Compared to its counterpart, 'Barbie' is a movie made out of thin air. That's almost the point. There is no deep lore, no endless Wikipedia articles, no documentaries, no way for it to disappoint or dissuade hardcore fandoms. This was, in effect, what Greta Gerwig and Noah Baumbach explored. Barbie as a character was one without introspection, without any inner life, without any soul - and yet, by its end, 'Barbie' is a fascinating exploration of feminity, of the modern woman, of the expectations and the realities, and further beyond to what it means to be a woman itself. All of that out of a plastic doll previously utilised either as a symbol of vacuity or as a punchline. Enough ink has been spilled extolling Margot Robbie's clear-eyed, completely realised performance, but not enough about Ryan Gosling's Ken-ergy. Though we're only in the early days of the Oscar season, there's good reason to expect a golden statue in Gosling's future and if for nothing else, the Academy must honour his commitment to the bit - on screen and off screen.

2. 'Oppenheimer'

As much as Ryan Gosling gave one of the most stirring male performances of the year, Cillian Murphy is virtually unchallenged in 'Oppenheimer'. For three hours, we witness the dark night of the soul and can see the light go out in his eyes as the pressure closes in.
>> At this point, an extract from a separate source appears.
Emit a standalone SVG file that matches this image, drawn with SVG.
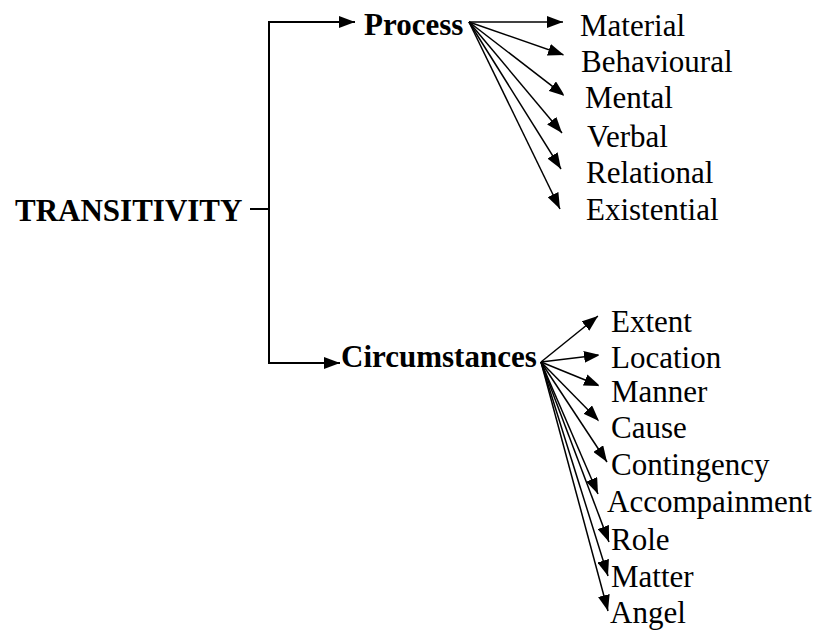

Though his work to date has been concerned with size and spectacle, 'Oppenheimer' has the weight and feel of a tightly fought courtroom battle, with Jason Clarke's prosecutor blasting away like an artillery cannon. As mentioned, Ryan Gosling is a shoe-in for Best Supporting Actor, but his only rival comes in the form of Robert Downey Jr., who played the venomous Lewis Strauss with frightening ease. Though he's been so closely associated with wisecracks and goatees, Downey Jr. was able to completely flatten these urges and turned in one of the best performances of his career in 'Oppenheimer'. Christopher Nolan's ability to navigate time and space on screen has often befuddled audiences, yet here it's lucid in a way without being simplistic. Over the course of three hours, we see the agony and the ecstasy that went into one of the defining moments of the modern age, and the weight that came from it.

1. 'Past Lives'

It's difficult to articulate what it is about 'Past Lives' that has so gotten underneath people's skin. Maybe it's that it has an understated, but powerful beauty about its visuals. Maybe it's the sense of longing that seeps out of every scene with Greta Lee and Teo Yoo. It could be that the immigrant story is something we as Irish people easily identify with, to say nothing of the repressed state of emotions both cultures often possess as part of their daily lives. Whatever it is, 'Past Lives' is a phenomenal piece of work for a writer-director on her first feature-length movie. There is an exquisite sense of style, understated but purposeful, in every moment. The choice of setting it in New York and Seoul, comparing and contrasting the two, works wonders. The use of quiet, intimate moments to convey the most devastating realisations about relationships and love. Even some lines of dialogue are just seared into memory in a way that isn't easy to talk about (or write about) without offering up a personal reflection and the connection 'Past Lives' brings to it.

There's a kind of romanticism at work in 'Past Lives', but it's not so unbelievable as to make it distant and insincere. It's human and vulnerable in a way that is so often ignored or neglected in stories like this. The central idea - the path taken and not taken - is one that is treated humanely, not with a cheap kind of sentimentality, but earnestly and without cheap payoffs. In the end, it's a quietly staggering piece of work. How many of us have wondered where we ended up, and if we made the right choices? How many of us have confronted it? 'Past Lives' takes us into that qunadary, and walks us out the other side as different people.